Edgar Rice Burroughs' novel "Tarzan of the Apes" first appeared in the October 1912 issue of All-Story pulp magazine.  It was an adventure story set in darkest Africa, telling the story of an orphaned year-old boy, scion of the English House of Greystoke, who is adopted by a tribe of apes and raised by a fierce she-ape named Kala.  The feral child is given the name Tarzan and grows up to become a protector of his adopted land.  Compared to normal men Tarzan's strength, speed and stamina is almost super-human as he wrestles and defeats evil men, poachers, cannibals, gorillas, lions, crocodiles and sharks.  Through the end of the 1930s Burroughs wrote 25 novels of Tarzan's exploits, many of them illustrated by J. Allen St. John.  He married Tarzan to an American woman, Jane Porter, and they had a son named Jack who took the ape-name Korak for himself.

The popularity of the stories resulted in a 1918 film starring Elmo Lincoln.  Six more silent movies followed, and with the introduction of sound a movie franchise was born in 1932.  Olympic swimmer Johnny Weissmuller appeared in the first of his 12 Tarzan films, his last in 1948.  Two movie serials were produced, one with Buster Crabbe and the other with Herman Brix (Bruce Bennett).  All total there would be 44 live-action Tarzan movies with actors Lex Barker, Gordon Scott, Jock Mahoney and Ron Ely, and a successful Disney animated feature in 1999.

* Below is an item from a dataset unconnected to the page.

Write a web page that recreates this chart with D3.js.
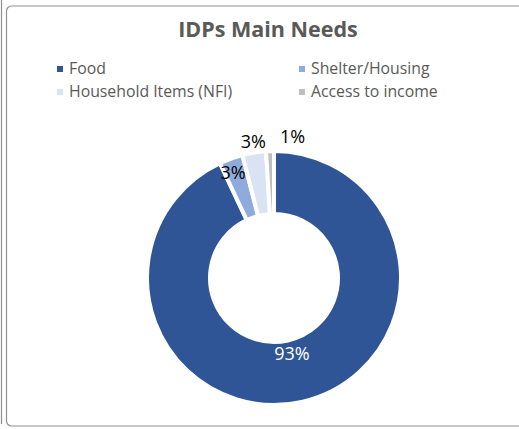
<!DOCTYPE html>
<html><head><meta charset="utf-8">
<script src="https://cdn.jsdelivr.net/npm/d3@7"></script>
<style>
html,body{margin:0;padding:0;background:#fff;}
svg{display:block;font-family:"Open Sans","Noto Sans",sans-serif;}
</style></head>
<body>
<svg id="chart" width="519" height="429"></svg>
<script>
const categories = ["Food", "Shelter/Housing", "Household Items (NFI)", "Access to income"];
const values = [93, 3, 3, 1];
const valueLabels = ["93%", "3%", "3%", "1%"];
const colors = ["#2F5597", "#8FAADC", "#DAE3F3", "#BFBFBF"];
const title = "IDPs Main Needs";

const svg = d3.select("#chart");
// frames
svg.append("line").attr("x1",1.5).attr("x2",1.5).attr("y1",0).attr("y2",424)
  .attr("stroke","#8f8f8f").attr("stroke-width",1.2);
svg.append("rect").attr("x",6.5).attr("y",6).attr("width",530).attr("height",420)
  .attr("rx",5).attr("fill","#fff").attr("stroke","#8f8f8f").attr("stroke-width",1.2);

svg.append("text").attr("x",268).attr("y",37).attr("text-anchor","middle")
  .attr("font-size",21.5).attr("font-weight","bold").attr("fill","#595959").text(title);

// legend
const legendPos = [[57,74],[299,74],[57,97],[299,97]];
categories.forEach((c,i)=>{
  const [x,y] = legendPos[i];
  svg.append("rect").attr("x",x).attr("y",y-8).attr("width",6).attr("height",6).attr("fill",colors[i]);
  svg.append("text").attr("x",x+12).attr("y",y).attr("font-size",15.8).attr("fill","#595959").text(c);
});

const cx = 274, cy = 278;
const pie = d3.pie().sort(null).value(d=>d)(values);
const arc = d3.arc().innerRadius(64).outerRadius(127);
const g = svg.append("g").attr("transform",`translate(${cx},${cy})`);
g.selectAll("path").data(pie).join("path")
  .attr("d",arc).attr("fill",(d,i)=>colors[i])
  .attr("stroke","#fff").attr("stroke-width",4).attr("stroke-linejoin","miter");

const labelR = [78, 112, 138, 141];
const labelDx = [1, -3, 1, 23];
const labelFill = ["#fff","#000","#000","#000"];
pie.forEach((d,i)=>{
  const a = (d.startAngle + d.endAngle)/2;
  const x = Math.sin(a)*labelR[i] + labelDx[i];
  const y = -Math.cos(a)*labelR[i];
  g.append("text").attr("x",x).attr("y",y).attr("dy","0.35em").attr("text-anchor","middle")
    .attr("font-size",18).attr("fill",labelFill[i]).text(valueLabels[i]);
});
</script>
</body></html>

In 1921 Tarzan came to Broadway as a stage production, and a musical would debut in 2006 that would run for over a year.  In 1929 Hal Foster began drawing the Tarzan comic strip for newspapers, which Foster did until 1937 when he launched his own creation "Prince Valiant".  Noted illustrator Burne Hogarth took over the strip until 1950.  Comic books initially reprinted the newspaper strips but from 1947-1972 Dell and Gold Key gave Tarzan his own magazine with new stories.  In 1972 DC comics took over the comic book series with art supplied by Joe Kubert.

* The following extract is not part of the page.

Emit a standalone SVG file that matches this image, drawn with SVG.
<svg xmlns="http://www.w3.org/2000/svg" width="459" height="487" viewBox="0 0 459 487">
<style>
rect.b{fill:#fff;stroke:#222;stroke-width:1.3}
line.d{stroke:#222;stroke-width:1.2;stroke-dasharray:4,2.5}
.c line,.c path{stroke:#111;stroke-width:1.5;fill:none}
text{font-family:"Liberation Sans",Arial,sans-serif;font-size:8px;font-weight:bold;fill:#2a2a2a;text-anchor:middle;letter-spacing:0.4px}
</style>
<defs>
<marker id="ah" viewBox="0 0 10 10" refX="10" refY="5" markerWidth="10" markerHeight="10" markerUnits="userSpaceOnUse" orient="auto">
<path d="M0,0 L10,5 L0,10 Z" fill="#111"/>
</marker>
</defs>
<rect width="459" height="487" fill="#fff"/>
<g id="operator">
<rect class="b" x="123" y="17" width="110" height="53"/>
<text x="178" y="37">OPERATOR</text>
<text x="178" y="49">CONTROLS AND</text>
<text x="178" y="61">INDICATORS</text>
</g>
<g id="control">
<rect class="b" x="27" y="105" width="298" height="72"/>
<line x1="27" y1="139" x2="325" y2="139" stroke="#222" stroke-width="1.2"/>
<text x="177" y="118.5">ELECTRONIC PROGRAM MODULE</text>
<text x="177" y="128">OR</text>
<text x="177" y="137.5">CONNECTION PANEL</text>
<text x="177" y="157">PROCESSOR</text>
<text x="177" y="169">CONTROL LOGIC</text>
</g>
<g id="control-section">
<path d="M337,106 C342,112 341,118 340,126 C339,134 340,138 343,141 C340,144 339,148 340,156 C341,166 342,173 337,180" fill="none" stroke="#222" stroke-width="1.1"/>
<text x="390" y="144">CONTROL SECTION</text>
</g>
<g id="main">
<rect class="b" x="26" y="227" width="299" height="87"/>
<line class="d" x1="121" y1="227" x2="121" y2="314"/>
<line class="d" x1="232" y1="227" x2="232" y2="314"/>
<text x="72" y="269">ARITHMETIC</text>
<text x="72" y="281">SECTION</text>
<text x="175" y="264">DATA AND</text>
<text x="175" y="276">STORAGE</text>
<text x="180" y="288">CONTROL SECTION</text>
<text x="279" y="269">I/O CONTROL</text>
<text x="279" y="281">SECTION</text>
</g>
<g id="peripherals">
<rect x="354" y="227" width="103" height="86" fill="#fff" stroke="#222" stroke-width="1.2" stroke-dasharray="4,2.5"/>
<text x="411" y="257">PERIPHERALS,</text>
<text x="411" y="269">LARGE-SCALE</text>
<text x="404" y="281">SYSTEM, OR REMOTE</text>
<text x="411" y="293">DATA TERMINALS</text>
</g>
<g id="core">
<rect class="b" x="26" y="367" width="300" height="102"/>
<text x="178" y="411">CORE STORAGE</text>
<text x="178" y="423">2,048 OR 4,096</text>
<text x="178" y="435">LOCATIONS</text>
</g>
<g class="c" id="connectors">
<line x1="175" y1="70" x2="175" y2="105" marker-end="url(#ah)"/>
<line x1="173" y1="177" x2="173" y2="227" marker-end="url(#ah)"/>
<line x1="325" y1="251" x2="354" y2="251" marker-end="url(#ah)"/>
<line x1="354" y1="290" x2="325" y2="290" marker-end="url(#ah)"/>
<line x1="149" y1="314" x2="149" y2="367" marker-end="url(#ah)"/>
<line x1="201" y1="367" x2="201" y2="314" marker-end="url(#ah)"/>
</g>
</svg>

Tarzan came to radio in a 15-minute show that ran from 1932-1936 and again in 1951-1953.  NBC brought Tarzan to TV with actor Ron Ely from 1966-1968, and there were several network cartoons featuring Tarzan over the years beginning in 1977.  Tarzan's famous yell, often imitated by comedienne Carol Burnett, was a by-product of the first sound picture in 1932 and became a staple of all the movies that came afterward.  The fearful jungle yodel was a combination of five sounds that included Weissmuller's own yell, a soprano singing high C, and a recording of a hyena's howl played backwards.